*GIVEN REQUEST*: Print the lines starting at the line containing "Write the Apache ECharts code for this chart." and ending at the line containing "const highlightCategory = 'DC\nPlans';", exactly and in full, without the pictures.
···
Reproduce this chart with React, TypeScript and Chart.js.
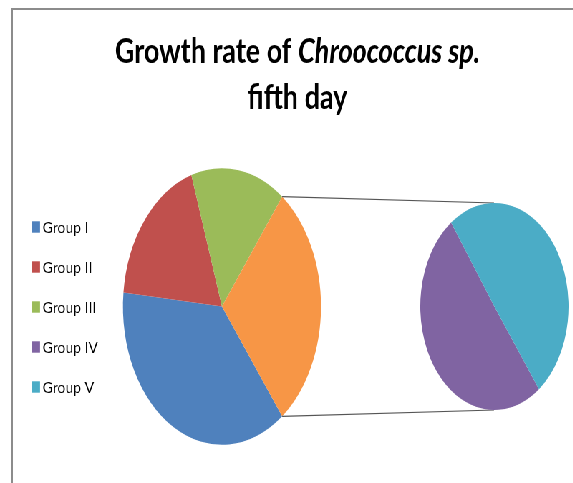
import React, { useEffect, useRef } from "react";
import { Chart, registerables } from "chart.js";

Chart.register(...registerables);

// ---- data ----
const groupLabels = ["Group I", "Group II", "Group III", "Group IV", "Group V"];
const groupValues = [0.37, 0.184, 0.154, 0.147, 0.145];
const groupColors = ["#4F81BD", "#C0504D", "#9BBB59", "#8064A2", "#4BACC6"];
const otherLabel = "Other";
const otherColor = "#F79646";
const splitIndex = 3; // Group IV and Group V go to the secondary pie
const titleNormal = "Growth rate of ";
const titleItalic = "Chroococcus sp.";
const titleLine2 = "fifth day";

// ---- layout (unsquished coordinates) ----
const SX = 0.716;
const W = 800;
const H = 483;
const MAIN_CX = 310;
const MAIN_CY = 306.5;
const MAIN_R = 138.3;
const SEC_CX = 690;
const SEC_CY = 306.5;
const SEC_R = 103.5;

export default function App() {
  const mainRef = useRef<HTMLCanvasElement | null>(null);
  const secRef = useRef<HTMLCanvasElement | null>(null);

  useEffect(() => {
    const mainLabels = [...groupLabels.slice(0, splitIndex), otherLabel];
    const secValues = groupValues.slice(splitIndex);
    const otherValue = secValues.reduce((a, b) => a + b, 0);
    const mainValues = [...groupValues.slice(0, splitIndex), otherValue];
    const total = mainValues.reduce((a, b) => a + b, 0);
    const otherDeg = (otherValue / total) * 360;
    const mainRotation = 90 + otherDeg / 2;

    const overlay = {
      id: "overlay",
      afterDraw(chart: any) {
        const ctx = chart.ctx as CanvasRenderingContext2D;
        // connector lines
        const arc = chart.getDatasetMeta(0).data[splitIndex] as any;
        const p = arc.getProps(["x", "y", "startAngle", "endAngle", "outerRadius"], true);
        ctx.save();
        ctx.strokeStyle = "#555";
        ctx.lineWidth = 1.2;
        ctx.beginPath();
        ctx.moveTo(p.x + p.outerRadius * Math.cos(p.startAngle), p.y + p.outerRadius * Math.sin(p.startAngle));
        ctx.lineTo(SEC_CX, SEC_CY - SEC_R);
        ctx.moveTo(p.x + p.outerRadius * Math.cos(p.endAngle), p.y + p.outerRadius * Math.sin(p.endAngle));
        ctx.lineTo(SEC_CX, SEC_CY + SEC_R);
        ctx.stroke();
        ctx.restore();

        // title
        ctx.save();
        ctx.fillStyle = "#000";
        ctx.textBaseline = "alphabetic";
        const fN = "bold 35px Lato";
        const fI = "italic bold 35px Lato";
        ctx.font = fN;
        const wA = ctx.measureText(titleNormal).width;
        ctx.font = fI;
        const wB = ctx.measureText(titleItalic).width;
        const target1 = 510;
        const k = target1 / (wA + wB);
        const tcx = 415.5;
        ctx.save();
        ctx.translate(tcx - target1 / 2, 63);
        ctx.scale(k, 1);
        ctx.font = fN;
        ctx.fillText(titleNormal, 0, 0);
        ctx.font = fI;
        ctx.fillText(titleItalic, wA, 0);
        ctx.restore();
        ctx.font = fN;
        const w2 = ctx.measureText(titleLine2).width * k;
        ctx.save();
        ctx.translate(tcx - w2 / 2, 109);
        ctx.scale(k, 1);
        ctx.fillText(titleLine2, 0, 0);
        ctx.restore();
        ctx.restore();

        // legend
        ctx.save();
        ctx.font = "15.5px Lato";
        ctx.textBaseline = "alphabetic";
        const kl = 64 / ctx.measureText(groupLabels[0]).width;
        groupLabels.forEach((lab, i) => {
          const y = 221.3 + 40 * i;
          ctx.fillStyle = groupColors[i];
          ctx.fillRect(44.7, y, 11.2, 11.4);
          ctx.fillStyle = "#000";
          ctx.save();
          ctx.translate(59.6, y + 11.8);
          ctx.scale(kl, 1);
          ctx.fillText(lab, 0, 0);
          ctx.restore();
        });
        ctx.restore();
      },
    };

    const mainChart = new Chart(mainRef.current as HTMLCanvasElement, {
      type: "pie",
      data: {
        labels: mainLabels,
        datasets: [
          {
            data: mainValues,
            backgroundColor: [...groupColors.slice(0, splitIndex), otherColor],
            borderWidth: 0,
          },
        ],
      },
      options: {
        responsive: false,
        animation: false,
        devicePixelRatio: 1,
        rotation: mainRotation,
        radius: MAIN_R,
        layout: {
          padding: {
            left: MAIN_CX - MAIN_R,
            right: W - (MAIN_CX + MAIN_R),
            top: MAIN_CY - MAIN_R,
            bottom: H - (MAIN_CY + MAIN_R),
          },
        },
        plugins: {
          legend: { display: false },
          title: { display: false },
          tooltip: { enabled: false },
        },
      } as any,
      plugins: [overlay],
    });

    const secChart = new Chart(secRef.current as HTMLCanvasElement, {
      type: "pie",
      data: {
        labels: groupLabels.slice(splitIndex),
        datasets: [
          {
            data: secValues,
            backgroundColor: groupColors.slice(splitIndex),
            borderWidth: 0,
          },
        ],
      },
      options: {
        responsive: false,
        animation: false,
        devicePixelRatio: 1,
        rotation: 143,
        radius: SEC_R,
        plugins: {
          legend: { display: false },
          title: { display: false },
          tooltip: { enabled: false },
        },
      } as any,
    });

    return () => {
      mainChart.destroy();
      secChart.destroy();
    };
  }, []);

  const secSize = SEC_R * 2;
  return (
    <div
      style={{
        position: "fixed",
        left: 0,
        top: 0,
        width: 573,
        height: 483,
        overflow: "hidden",
        background: "#fff",
      }}
    >
      <div
        style={{
          position: "absolute",
          left: 0,
          top: 0,
          width: W,
          height: H,
          transform: `scaleX(${SX})`,
          transformOrigin: "0 0",
        }}
      >
        <canvas
          ref={mainRef}
          width={W}
          height={H}
          style={{ position: "absolute", left: 0, top: 0, width: W, height: H }}
        />
        <canvas
          ref={secRef}
          width={secSize}
          height={secSize}
          style={{
            position: "absolute",
            left: SEC_CX - SEC_R,
            top: SEC_CY - SEC_R,
            width: secSize,
            height: secSize,
          }}
        />
      </div>
      <div
        style={{
          position: "absolute",
          left: 11,
          top: 8,
          width: 600,
          height: 500,
          borderLeft: "2px solid #8c8c8c",
          borderTop: "2px solid #8c8c8c",
          boxSizing: "border-box",
          pointerEvents: "none",
        }}
      />
    </div>
  );
}
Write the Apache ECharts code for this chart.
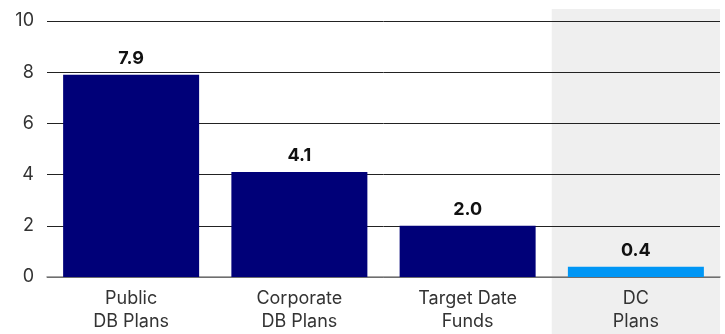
<!DOCTYPE html>
<html><head><meta charset="utf-8">
<script src="https://cdn.jsdelivr.net/npm/echarts@6/dist/echarts.min.js"></script>
<style>html,body{margin:0;padding:0;background:#fff}#c{width:725px;height:334px}</style>
</head><body><div id="c"></div>
<script>
const categories = ['Public\nDB Plans', 'Corporate\nDB Plans', 'Target Date\nFunds', 'DC\nPlans'];
const values = [7.9, 4.1, 2.0, 0.4];
const barColors = ['#000078', '#000078', '#000078', '#0096F5'];
const yTicks = [0, 2, 4, 6, 8, 10];
const highlightCategory = 'DC\nPlans';

const chart = echarts.init(document.getElementById('c'));
const font = 'Inter, "Noto Sans", sans-serif';
chart.setOption({
  animation: false,
  grid: { left: 47, right: 5, top: 21, bottom: 57 },
  xAxis: {
    type: 'category', data: categories,
    axisLine: { show: true, lineStyle: { color: '#888', width: 1.5 } },
    axisTick: { show: false },
    axisLabel: { color: '#333', fontFamily: font, fontSize: 18, lineHeight: 23, margin: 10 }
  },
  yAxis: {
    type: 'value', min: yTicks[0], max: yTicks[yTicks.length - 1], interval: 2,
    axisLine: { show: false }, axisTick: { show: false },
    splitLine: { lineStyle: { color: '#222', width: 1 } },
    axisLabel: { color: '#333', fontFamily: font, fontSize: 18, margin: 13 }
  },
  series: [{
    type: 'bar', barWidth: 136, z: 3,
    data: values.map((v, i) => ({ value: v, itemStyle: { color: barColors[i] } })),
    label: { show: true, position: 'top', distance: 7, color: '#111', fontFamily: font,
      fontWeight: 'bold', fontSize: 18, formatter: p => p.value.toFixed(1) }
  }]
});

function addBand() {
  const idx = categories.indexOf(highlightCategory);
  const c0 = chart.convertToPixel({ xAxisIndex: 0 }, categories[idx]);
  const c1 = chart.convertToPixel({ xAxisIndex: 0 }, categories[idx - 1]);
  const w = c0 - c1;
  chart.setOption({
    graphic: [{ type: 'rect', z: -10, silent: true,
      shape: { x: c0 - w / 2, y: 9, width: w, height: 334 - 9 },
      style: { fill: '#EFEFEF' } }]
  });
}
addBand();
</script></body></html>
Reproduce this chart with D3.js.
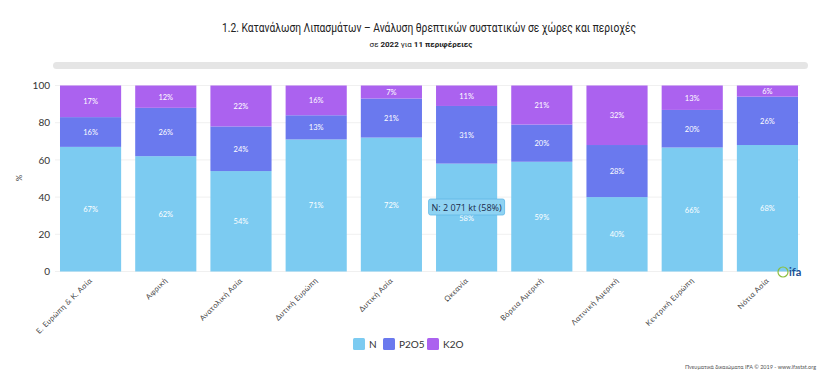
···
*EXPECTED OUTPUT*:
Write the Apache ECharts code for this chart.
<!DOCTYPE html>
<html><head><meta charset="utf-8">
<script src="https://cdn.jsdelivr.net/npm/echarts@6/dist/echarts.min.js"></script>
<style>html,body{margin:0;padding:0;background:#fff}#c{width:725px;height:334px}</style>
</head><body><div id="c"></div>
<script>
const categories = ['Public\nDB Plans', 'Corporate\nDB Plans', 'Target Date\nFunds', 'DC\nPlans'];
const values = [7.9, 4.1, 2.0, 0.4];
const barColors = ['#000078', '#000078', '#000078', '#0096F5'];
const yTicks = [0, 2, 4, 6, 8, 10];
const highlightCategory = 'DC\nPlans';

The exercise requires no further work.